Eveline considers her job as a department store clerk and her abusive superior. She will, she tells herself and the diction is very much Eveline's own, be a respected wife unlike her mother, now dead. She fears her father, a violent and uncontrolled man and she resents his parsimony. She herself is nineteen and there are two younger children, presumably siblings although the story is not clear about this, still at home.

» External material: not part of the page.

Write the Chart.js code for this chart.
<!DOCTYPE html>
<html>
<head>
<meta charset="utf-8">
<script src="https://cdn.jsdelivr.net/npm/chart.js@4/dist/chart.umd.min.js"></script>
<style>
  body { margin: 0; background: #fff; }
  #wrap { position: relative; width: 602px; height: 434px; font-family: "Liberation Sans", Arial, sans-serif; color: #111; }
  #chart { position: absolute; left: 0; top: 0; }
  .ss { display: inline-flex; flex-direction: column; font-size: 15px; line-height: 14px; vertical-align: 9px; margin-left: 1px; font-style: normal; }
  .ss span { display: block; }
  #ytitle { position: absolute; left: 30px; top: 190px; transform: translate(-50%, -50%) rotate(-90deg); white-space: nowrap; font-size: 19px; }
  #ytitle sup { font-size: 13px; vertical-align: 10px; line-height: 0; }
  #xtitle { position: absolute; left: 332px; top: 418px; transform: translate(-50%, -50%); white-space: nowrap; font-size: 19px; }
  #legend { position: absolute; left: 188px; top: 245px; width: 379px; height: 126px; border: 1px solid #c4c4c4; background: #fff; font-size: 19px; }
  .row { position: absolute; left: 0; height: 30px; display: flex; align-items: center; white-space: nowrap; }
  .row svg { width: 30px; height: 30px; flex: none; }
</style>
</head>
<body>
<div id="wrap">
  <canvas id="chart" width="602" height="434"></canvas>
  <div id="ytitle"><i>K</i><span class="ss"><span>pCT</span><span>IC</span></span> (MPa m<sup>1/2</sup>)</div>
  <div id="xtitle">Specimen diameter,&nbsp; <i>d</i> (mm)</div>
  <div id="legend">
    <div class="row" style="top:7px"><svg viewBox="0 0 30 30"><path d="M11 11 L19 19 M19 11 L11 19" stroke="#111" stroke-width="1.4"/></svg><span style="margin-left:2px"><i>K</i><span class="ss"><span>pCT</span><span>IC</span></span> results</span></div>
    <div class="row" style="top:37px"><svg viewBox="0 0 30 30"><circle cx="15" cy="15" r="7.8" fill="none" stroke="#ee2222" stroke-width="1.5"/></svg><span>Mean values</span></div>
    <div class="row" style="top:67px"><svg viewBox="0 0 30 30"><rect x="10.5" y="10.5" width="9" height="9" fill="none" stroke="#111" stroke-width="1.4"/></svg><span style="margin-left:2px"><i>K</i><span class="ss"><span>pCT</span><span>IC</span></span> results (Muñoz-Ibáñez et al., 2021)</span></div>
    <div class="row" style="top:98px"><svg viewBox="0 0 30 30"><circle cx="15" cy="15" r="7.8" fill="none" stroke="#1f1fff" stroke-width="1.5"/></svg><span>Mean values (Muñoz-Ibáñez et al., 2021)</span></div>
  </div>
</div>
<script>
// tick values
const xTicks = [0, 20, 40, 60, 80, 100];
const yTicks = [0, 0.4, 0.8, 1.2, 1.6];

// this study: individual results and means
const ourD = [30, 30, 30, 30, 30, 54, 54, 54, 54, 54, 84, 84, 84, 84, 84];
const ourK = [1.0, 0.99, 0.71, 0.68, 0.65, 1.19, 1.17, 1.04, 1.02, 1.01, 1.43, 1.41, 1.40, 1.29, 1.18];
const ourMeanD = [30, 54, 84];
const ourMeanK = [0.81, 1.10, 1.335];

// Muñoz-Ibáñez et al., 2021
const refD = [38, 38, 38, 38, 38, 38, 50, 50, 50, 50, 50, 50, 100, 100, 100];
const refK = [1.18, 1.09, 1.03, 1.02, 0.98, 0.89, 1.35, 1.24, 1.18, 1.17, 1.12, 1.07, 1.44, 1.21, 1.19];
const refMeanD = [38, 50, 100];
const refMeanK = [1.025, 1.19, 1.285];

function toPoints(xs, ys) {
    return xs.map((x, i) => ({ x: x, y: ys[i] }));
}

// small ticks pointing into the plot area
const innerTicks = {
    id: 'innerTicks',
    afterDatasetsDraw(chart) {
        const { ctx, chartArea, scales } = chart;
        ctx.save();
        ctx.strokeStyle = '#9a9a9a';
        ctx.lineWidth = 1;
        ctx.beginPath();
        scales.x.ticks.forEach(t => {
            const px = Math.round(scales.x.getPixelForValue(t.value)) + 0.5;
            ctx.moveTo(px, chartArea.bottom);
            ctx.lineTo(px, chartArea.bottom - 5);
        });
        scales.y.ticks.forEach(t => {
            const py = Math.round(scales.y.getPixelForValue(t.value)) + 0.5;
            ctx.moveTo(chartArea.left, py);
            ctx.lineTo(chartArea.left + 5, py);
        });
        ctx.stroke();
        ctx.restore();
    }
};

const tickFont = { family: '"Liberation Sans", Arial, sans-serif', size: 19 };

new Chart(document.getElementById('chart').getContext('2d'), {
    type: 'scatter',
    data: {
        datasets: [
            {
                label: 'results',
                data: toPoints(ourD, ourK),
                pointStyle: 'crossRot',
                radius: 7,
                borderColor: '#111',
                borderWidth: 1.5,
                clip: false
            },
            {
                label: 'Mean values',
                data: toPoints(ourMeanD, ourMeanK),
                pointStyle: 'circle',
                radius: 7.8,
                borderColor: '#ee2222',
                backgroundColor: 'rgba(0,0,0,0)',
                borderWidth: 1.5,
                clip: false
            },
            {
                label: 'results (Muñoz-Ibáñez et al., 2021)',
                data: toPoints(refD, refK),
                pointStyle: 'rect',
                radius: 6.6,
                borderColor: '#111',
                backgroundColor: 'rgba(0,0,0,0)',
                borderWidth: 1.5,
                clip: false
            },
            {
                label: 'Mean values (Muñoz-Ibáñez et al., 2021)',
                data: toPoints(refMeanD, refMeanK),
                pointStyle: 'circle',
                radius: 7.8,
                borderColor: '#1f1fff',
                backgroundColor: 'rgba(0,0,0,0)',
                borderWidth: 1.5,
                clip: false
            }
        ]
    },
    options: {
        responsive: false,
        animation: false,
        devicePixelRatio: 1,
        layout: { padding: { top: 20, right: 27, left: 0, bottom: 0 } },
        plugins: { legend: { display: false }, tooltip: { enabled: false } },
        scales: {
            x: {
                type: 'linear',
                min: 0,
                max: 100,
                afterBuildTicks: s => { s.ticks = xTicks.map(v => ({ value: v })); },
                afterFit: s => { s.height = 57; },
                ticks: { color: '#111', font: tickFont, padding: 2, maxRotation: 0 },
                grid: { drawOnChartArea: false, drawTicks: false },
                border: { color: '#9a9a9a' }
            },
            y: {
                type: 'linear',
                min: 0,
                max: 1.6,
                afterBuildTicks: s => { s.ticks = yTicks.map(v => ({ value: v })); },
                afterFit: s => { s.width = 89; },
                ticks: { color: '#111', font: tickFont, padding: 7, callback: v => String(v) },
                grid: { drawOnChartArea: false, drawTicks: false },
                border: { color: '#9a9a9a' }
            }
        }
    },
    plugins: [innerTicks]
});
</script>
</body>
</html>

She reminisces about Frank's courtship, his fight with her father who distrusted sailors. She has, regardless of everything, kind thoughts of her father as she thinks of him at his infrequent best. The sound of a street organ reminds her of the night that her mother died and how her father had paid a street organ player to move off and how he had cursed all foreigners. She sees her mother's life as a "life of commonplace sacrifices closing in final craziness." Her mother's last words, meaningless but seemingly Gaelic, were: "Derevaun Seraun! Derevaun Seraun!" Joyce passes over in silence the improbability that a Dublin woman of this time and class would know Gaelic.
Eveline experiences terror at what she perceives as her fate if she remains in Ireland. Frank will be her rescue.

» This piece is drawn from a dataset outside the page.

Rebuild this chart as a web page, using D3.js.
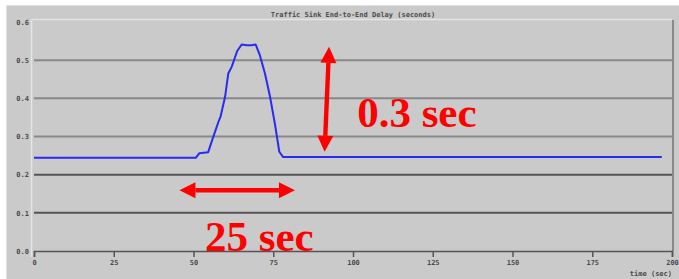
<!DOCTYPE html>
<html>
<head>
<meta charset="utf-8">
<script src="https://cdn.jsdelivr.net/npm/d3@7"></script>
<style>
  body { margin: 0; background: #fff; }
  svg { display: block; }
  .lbl { font-family: "DejaVu Sans Mono", monospace; font-size: 7px; font-weight: bold; fill: #4a4a4a; }
  .note { font-family: "Liberation Serif", "Times New Roman", serif; font-weight: bold; font-size: 43px; fill: #ff0000; }
</style>
</head>
<body>
<svg id="chart" width="679" height="279"></svg>
<script>
// delay samples: time (sec), delay (sec)
var times  = [0, 50.7, 51.8, 54.6, 56.2, 57.8, 58.5, 59.9, 60.9, 62.0, 63.7, 65.1, 66.7, 68.2, 69.5, 70.8, 72.4, 74.0, 75.5, 76.9, 78.1, 196.8];
var delays = [0.244, 0.244, 0.256, 0.259, 0.299, 0.338, 0.353, 0.404, 0.465, 0.483, 0.524, 0.541, 0.539, 0.539, 0.541, 0.513, 0.465, 0.404, 0.334, 0.26, 0.246, 0.246];

var xTicks = [0, 25, 50, 75, 100, 125, 150, 175, 200];
var yTicks = [0.0, 0.1, 0.2, 0.3, 0.4, 0.5, 0.6];
var title = "Traffic Sink End-to-End Delay (seconds)";
var xLabel = "time (sec)";

// annotation arrows and their captions, in data units
var spanArrow = {t0: 45.6, t1: 81.8, v: 0.159, text: "25 sec", tt: 53.6, tv: 0.0};
var jumpArrow = {t0: 92.5, v0: 0.535, t1: 91.1, v1: 0.26, text: "0.3 sec", tt: 101.3, tv: 0.325};

function draw() {
    var svg = d3.select("#chart"),
        margins = {"left": 34, "right": 7, "top": 22, "bottom": 28},
        width = 679, height = 279;

    var x = d3.scaleLinear().domain([0, 200]).range([margins.left, width - margins.right]),
        y = d3.scaleLinear().domain([0, 0.6]).range([height - margins.bottom, margins.top]);

    // grey panel
    svg.append("rect").attr("x", 6.5).attr("y", 5.5).attr("width", 680).attr("height", 280)
        .attr("fill", "#cacaca").attr("stroke", "#e2e2e2");

    // plot frame, light on top/left, dark on right
    svg.append("line").attr("x1", x(0) - 2).attr("x2", x(200)).attr("y1", 19.5).attr("y2", 19.5)
        .attr("stroke", "#e4e4e4").attr("stroke-width", 1.5);
    svg.append("line").attr("x1", 31.5).attr("x2", 31.5).attr("y1", 19.5).attr("y2", y(0) + 6)
        .attr("stroke", "#e4e4e4").attr("stroke-width", 1.5);
    svg.append("line").attr("x1", x(200) + 1).attr("x2", x(200) + 1).attr("y1", 20).attr("y2", y(0))
        .attr("stroke", "#8a8a8a").attr("stroke-width", 2);

    // horizontal grid
    svg.append("g").selectAll("line")
        .data(yTicks.filter(function(v) { return v > 0 && v < 0.6; }))
        .enter().append("line")
        .attr("x1", x(0)).attr("x2", x(200))
        .attr("y1", function(d) { return y(d); }).attr("y2", function(d) { return y(d); })
        .attr("stroke", function(d) { return d <= 0.2 ? "#555" : "#888"; })
        .attr("stroke-width", 2);

    // bottom axis
    var xaxis = svg.append("g").attr("transform", "translate(0," + y(0) + ")")
        .call(d3.axisBottom(x).tickValues(xTicks).tickSize(6).tickPadding(3).tickFormat(d3.format("d")));
    xaxis.select(".domain").attr("stroke", "#555").attr("stroke-width", 1.5);
    xaxis.selectAll(".tick line").attr("stroke", "#555").attr("stroke-width", 1.5);
    xaxis.selectAll(".tick text").attr("class", "lbl").attr("fill", null).attr("font-size", null).attr("font-family", null);

    // left labels only
    var yaxis = svg.append("g").attr("transform", "translate(" + (margins.left - 5) + ",0)")
        .call(d3.axisLeft(y).tickValues(yTicks).tickSize(0).tickPadding(0).tickFormat(d3.format(".1f")));
    yaxis.select(".domain").remove();
    yaxis.selectAll(".tick text").attr("class", "lbl").attr("fill", null).attr("font-size", null).attr("font-family", null);

    svg.append("text").attr("class", "lbl").attr("x", (x(0) + x(200)) / 2).attr("y", 17)
        .attr("text-anchor", "middle").text(title);
    svg.append("text").attr("class", "lbl").attr("x", x(200)).attr("y", 276)
        .attr("text-anchor", "end").text(xLabel);

    // delay series
    var line = d3.line().x(function(d) { return x(d[0]); }).y(function(d) { return y(d[1]); });
    svg.append("path").datum(d3.zip(times, delays))
        .attr("fill", "none").attr("stroke", "#2a2af5").attr("stroke-width", 2)
        .attr("stroke-linejoin", "round").attr("d", line);

    // red arrows
    function arrow(x0, y0, x1, y1) {
        var dx = x1 - x0, dy = y1 - y0, len = Math.sqrt(dx * dx + dy * dy),
            ux = dx / len, uy = dy / len, px = -uy, py = ux,
            head = 16, hw = 8, sw = 2.2;
        var g = svg.append("g").attr("fill", "#ff0000");
        g.append("path").attr("d", d3.line()([
            [x0 + ux * head + px * sw, y0 + uy * head + py * sw],
            [x1 - ux * head + px * sw, y1 - uy * head + py * sw],
            [x1 - ux * head - px * sw, y1 - uy * head - py * sw],
            [x0 + ux * head - px * sw, y0 + uy * head - py * sw]]) + "Z");
        g.append("path").attr("d", d3.line()([
            [x0, y0], [x0 + ux * head + px * hw, y0 + uy * head + py * hw],
            [x0 + ux * head - px * hw, y0 + uy * head - py * hw]]) + "Z");
        g.append("path").attr("d", d3.line()([
            [x1, y1], [x1 - ux * head + px * hw, y1 - uy * head + py * hw],
            [x1 - ux * head - px * hw, y1 - uy * head - py * hw]]) + "Z");
    }

    [spanArrow, jumpArrow].forEach(function(a) {
        if(a.v !== undefined) {
            arrow(x(a.t0), y(a.v), x(a.t1), y(a.v));
        } else {
            arrow(x(a.t0), y(a.v0), x(a.t1), y(a.v1));
        }
        svg.append("text").attr("class", "note").attr("x", x(a.tt)).attr("y", y(a.tv)).text(a.text);
    });
}

draw();
</script>
</body>
</html>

In the short concluding part, despite her resolve and her knowledge, she rejects rescue and cannot board the ship. "All the seas of the world tumbled about her heart!" She dare not take risks and she gives Frank as he urges her to follow "no sign of love or farewell or recognition."
In this conclusion we can re-assemble Eveline and see how clichŽ-ridden and shallow is her description of her relationship with Frank and how superficial it is compared to her affection for place and family, even if that place is a home with dusty curtains and that family contains a frequently drunken and abusive father.
The story nowhere says that Frank went away without her. This gains great, if adventitious, interest from Ellmann's statement that the real life Eveline settled down with her sailor in Dublin and bore him many children.